Februari 17, 2009 10 Comments
Zendagi Migzara. Sebuah kalimat yang mungkin ngga asing lagi di telinga kita. Namun, aku yakin, banyak diantara kita yang tidak tahu artinya. Aku juga ngga bakal tau artinya atau bahkan ngga tau kata-kata tersebut sebelum membaca novel karyanya Khaled Hoseini " The Kite Runner ". Sebuah novel yang menceritakan kisah hidup Amir di Afganistan. Oke, sebelum aku berkisah tentang Sang Pengejar Layang-Layang itu, biar ngga membuat semuanya bingung tentang arti ZINDAGI MIGZARA (kalo udah tahu diam aja yaaa,..hehhehe ini khusus untuk yang belum tau :)), pernah dengar Life Goes On? Atau Hidup Terus Berjalan? Nah itulah arti Zindagi Migzara.
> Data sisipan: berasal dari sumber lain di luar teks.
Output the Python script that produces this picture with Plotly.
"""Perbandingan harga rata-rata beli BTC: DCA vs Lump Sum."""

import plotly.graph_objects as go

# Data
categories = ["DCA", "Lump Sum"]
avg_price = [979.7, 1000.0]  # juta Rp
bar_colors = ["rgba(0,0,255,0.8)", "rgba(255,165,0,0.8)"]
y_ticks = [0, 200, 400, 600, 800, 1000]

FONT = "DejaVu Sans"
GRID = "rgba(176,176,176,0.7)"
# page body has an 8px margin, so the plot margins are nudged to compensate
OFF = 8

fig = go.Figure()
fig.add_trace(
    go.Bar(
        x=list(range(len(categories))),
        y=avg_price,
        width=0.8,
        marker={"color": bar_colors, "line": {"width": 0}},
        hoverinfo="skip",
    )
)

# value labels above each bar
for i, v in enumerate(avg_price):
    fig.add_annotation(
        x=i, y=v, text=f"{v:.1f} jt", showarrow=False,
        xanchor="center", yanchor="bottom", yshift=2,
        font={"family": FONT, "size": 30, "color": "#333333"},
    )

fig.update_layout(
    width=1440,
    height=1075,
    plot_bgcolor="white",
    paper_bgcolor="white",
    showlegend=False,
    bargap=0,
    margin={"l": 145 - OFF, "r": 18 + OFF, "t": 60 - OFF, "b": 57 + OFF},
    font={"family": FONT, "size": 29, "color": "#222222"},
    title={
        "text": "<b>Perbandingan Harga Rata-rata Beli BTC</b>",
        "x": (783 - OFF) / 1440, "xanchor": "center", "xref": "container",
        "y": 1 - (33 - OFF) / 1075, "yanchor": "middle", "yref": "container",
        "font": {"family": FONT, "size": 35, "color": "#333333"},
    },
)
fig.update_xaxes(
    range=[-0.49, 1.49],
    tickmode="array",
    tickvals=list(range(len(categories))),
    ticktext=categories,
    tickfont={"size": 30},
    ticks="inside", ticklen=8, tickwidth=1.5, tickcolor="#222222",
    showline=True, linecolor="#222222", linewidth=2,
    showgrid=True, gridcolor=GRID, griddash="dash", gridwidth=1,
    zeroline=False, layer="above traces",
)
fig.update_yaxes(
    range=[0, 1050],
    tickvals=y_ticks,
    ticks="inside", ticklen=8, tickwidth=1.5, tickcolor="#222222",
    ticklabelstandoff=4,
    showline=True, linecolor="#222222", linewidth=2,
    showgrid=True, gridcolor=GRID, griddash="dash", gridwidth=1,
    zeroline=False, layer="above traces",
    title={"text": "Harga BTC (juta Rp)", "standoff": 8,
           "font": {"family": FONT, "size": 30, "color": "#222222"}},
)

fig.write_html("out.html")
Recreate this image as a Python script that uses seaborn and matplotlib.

Waktu luang ketika libur semester kali ini kumanfaatkan untuk bekerja dan membaca. Ada beberapa novel tergeletak di kamarku. Satu The Kite Runner yang kupinjam dari FLP dan satu lagi Dunia Bahagi yang kusewa disebuah taman bacaan. Sekarang aku akan menceritakan sedikit tentang The Kite Runner, sebuah novel dengan ketebalan 600an halaman dan kuhabiskan dalam waktu sehari.

The Kite Runner, Sang Pengejar Layang-Layang.

Novel ini merupakan karya pertama Khaled Hoseini tentang Afganistan (two thumbs for this novel). Memuat banyak filosofi kehidupan dengan penyampaian yang begitu mengalir dan tidak menggurui (kapan ya aku bisa seperti Agha Khaled?)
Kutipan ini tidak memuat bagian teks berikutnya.